Task statement: From the entries below, copy every line that holds the word "uses".

::: Records for the task

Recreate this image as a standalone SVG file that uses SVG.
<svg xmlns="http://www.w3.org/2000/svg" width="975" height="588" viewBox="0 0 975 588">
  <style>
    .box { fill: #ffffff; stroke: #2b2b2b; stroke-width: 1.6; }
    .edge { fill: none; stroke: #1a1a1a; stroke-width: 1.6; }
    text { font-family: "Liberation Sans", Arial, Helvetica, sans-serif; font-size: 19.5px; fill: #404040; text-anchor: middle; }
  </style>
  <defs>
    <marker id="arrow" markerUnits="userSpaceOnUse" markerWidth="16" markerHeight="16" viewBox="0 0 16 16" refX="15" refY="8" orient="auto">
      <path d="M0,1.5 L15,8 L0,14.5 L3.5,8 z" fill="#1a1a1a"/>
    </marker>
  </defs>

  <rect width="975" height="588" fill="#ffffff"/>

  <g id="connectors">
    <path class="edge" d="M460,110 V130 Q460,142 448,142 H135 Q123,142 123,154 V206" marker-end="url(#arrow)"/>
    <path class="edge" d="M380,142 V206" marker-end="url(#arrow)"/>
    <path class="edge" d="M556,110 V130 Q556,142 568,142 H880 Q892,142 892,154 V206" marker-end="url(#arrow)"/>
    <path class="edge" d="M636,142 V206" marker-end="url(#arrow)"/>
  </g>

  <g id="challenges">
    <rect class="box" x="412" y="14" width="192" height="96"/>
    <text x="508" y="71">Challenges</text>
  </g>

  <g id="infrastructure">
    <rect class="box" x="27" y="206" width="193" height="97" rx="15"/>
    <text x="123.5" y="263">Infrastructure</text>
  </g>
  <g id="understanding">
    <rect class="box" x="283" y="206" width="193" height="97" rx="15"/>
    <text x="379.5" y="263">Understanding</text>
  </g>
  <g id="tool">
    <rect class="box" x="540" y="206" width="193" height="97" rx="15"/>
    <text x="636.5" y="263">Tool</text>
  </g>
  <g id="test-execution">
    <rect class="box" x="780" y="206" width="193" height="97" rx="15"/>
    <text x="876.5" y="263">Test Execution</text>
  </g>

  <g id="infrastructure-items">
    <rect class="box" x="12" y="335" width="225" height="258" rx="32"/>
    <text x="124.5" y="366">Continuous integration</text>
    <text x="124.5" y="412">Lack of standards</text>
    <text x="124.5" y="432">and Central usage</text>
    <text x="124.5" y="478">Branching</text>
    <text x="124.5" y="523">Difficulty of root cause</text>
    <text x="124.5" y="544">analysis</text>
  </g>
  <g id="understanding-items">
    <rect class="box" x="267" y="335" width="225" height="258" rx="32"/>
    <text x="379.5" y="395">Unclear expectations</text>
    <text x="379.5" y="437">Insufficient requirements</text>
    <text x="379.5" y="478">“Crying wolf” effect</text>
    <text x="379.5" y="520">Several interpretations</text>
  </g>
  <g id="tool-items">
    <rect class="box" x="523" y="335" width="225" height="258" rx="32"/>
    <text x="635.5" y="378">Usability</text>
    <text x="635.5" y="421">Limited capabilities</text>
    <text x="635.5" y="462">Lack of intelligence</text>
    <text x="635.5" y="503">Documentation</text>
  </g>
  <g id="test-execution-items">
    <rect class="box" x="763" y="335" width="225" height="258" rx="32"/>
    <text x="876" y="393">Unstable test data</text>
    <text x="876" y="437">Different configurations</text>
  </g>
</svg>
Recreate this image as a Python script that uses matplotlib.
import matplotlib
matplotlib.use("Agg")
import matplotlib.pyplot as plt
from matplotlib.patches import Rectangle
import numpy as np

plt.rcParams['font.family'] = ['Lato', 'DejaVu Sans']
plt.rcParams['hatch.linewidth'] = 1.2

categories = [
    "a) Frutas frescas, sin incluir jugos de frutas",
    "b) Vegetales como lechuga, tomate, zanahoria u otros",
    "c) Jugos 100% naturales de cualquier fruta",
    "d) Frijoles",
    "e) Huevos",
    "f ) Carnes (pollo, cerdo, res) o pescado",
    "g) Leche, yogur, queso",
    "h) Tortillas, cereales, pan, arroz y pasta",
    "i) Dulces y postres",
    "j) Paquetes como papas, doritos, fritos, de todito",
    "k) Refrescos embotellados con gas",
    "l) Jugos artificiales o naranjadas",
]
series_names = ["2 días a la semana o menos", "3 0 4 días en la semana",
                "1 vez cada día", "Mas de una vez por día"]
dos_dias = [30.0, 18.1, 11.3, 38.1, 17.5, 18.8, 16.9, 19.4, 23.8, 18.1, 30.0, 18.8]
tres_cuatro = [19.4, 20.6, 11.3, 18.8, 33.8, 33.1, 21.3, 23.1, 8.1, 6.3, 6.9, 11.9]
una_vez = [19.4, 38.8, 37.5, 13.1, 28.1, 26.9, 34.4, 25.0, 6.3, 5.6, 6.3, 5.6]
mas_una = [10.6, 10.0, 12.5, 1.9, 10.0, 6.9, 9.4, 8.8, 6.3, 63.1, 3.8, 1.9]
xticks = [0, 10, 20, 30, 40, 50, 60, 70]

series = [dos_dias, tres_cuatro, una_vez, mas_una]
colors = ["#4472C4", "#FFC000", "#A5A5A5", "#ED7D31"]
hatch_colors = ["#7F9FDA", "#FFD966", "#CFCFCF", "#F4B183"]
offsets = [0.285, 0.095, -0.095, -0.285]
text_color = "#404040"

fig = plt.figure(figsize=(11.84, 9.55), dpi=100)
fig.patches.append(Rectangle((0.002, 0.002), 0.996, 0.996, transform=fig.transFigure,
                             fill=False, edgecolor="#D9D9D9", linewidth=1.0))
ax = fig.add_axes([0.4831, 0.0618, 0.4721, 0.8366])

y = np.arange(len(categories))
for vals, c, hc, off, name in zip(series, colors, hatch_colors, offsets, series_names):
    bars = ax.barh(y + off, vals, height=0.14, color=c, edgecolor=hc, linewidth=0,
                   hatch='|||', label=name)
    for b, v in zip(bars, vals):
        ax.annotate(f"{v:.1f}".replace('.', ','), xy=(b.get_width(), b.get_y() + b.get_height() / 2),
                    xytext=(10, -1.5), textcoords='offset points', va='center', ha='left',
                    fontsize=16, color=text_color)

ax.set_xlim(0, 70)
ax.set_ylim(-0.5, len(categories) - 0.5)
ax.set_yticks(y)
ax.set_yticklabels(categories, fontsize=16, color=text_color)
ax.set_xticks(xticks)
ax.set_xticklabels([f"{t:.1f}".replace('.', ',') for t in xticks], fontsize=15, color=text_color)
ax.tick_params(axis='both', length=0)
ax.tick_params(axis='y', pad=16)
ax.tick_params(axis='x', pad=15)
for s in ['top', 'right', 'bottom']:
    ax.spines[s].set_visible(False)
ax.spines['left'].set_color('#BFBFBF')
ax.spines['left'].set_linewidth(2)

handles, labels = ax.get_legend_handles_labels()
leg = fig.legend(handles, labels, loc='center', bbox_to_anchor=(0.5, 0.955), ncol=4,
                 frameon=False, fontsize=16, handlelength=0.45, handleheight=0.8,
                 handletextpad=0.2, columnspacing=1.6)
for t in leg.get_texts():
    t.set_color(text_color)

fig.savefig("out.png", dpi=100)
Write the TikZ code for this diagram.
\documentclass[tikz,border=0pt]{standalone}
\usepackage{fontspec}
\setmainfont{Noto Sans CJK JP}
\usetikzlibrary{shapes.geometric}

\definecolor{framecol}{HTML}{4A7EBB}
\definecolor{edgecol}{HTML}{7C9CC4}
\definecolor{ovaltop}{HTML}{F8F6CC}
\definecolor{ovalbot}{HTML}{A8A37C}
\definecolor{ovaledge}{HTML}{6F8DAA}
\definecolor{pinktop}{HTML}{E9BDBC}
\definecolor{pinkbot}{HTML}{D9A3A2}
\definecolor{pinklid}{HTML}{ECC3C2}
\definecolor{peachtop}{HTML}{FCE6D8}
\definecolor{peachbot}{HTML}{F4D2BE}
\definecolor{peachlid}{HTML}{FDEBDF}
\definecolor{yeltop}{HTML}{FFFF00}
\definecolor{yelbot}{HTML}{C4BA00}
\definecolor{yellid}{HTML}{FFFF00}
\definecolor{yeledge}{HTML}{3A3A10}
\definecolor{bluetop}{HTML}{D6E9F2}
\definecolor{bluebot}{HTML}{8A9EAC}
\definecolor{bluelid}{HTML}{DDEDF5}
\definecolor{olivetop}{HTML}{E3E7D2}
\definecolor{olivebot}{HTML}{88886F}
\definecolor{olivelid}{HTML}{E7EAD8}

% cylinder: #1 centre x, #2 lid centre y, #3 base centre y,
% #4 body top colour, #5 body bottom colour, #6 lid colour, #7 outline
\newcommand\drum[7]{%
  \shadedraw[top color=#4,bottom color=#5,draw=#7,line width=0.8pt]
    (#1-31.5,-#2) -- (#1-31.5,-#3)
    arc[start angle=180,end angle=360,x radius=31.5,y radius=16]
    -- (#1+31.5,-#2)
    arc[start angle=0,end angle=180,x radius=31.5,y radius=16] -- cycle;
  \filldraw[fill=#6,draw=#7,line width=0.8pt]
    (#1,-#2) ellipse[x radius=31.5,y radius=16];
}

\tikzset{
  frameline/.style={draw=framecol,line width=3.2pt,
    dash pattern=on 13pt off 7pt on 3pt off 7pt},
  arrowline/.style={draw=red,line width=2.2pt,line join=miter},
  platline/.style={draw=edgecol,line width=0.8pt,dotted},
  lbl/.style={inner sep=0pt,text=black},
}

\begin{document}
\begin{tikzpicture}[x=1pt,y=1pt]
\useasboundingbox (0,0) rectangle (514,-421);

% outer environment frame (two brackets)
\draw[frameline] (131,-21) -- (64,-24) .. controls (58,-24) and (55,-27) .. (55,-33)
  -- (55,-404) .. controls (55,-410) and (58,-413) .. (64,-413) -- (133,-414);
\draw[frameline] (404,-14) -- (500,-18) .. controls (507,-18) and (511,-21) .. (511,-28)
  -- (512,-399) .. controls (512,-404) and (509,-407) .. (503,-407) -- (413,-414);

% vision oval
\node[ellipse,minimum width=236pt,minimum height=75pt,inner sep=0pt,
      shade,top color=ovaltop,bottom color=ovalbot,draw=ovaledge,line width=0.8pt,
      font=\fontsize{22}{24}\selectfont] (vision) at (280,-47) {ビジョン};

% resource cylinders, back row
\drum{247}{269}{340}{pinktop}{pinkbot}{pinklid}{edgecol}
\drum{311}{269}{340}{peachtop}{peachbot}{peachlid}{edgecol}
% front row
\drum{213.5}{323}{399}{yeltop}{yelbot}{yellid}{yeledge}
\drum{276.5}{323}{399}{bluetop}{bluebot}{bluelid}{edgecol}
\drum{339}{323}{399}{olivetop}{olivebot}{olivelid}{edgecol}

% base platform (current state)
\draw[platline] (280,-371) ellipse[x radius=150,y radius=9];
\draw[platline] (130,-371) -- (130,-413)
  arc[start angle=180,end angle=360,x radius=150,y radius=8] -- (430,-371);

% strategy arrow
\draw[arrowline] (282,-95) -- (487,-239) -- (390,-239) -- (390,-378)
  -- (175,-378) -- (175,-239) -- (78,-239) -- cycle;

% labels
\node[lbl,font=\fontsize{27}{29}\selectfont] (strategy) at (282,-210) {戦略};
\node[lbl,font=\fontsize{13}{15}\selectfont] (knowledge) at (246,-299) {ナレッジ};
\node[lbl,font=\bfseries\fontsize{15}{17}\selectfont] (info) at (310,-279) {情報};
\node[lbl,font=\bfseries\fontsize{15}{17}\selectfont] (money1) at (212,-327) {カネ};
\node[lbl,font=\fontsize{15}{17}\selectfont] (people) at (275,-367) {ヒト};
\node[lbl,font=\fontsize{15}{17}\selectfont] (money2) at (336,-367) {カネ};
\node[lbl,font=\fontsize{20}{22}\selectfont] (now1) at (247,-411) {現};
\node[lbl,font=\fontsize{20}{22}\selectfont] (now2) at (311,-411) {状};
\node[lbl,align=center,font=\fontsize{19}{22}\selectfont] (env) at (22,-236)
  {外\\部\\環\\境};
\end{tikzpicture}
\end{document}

::::::

Response to the exercise:
Recreate this image as a standalone SVG file that uses SVG.
Recreate this image as a Python script that uses matplotlib.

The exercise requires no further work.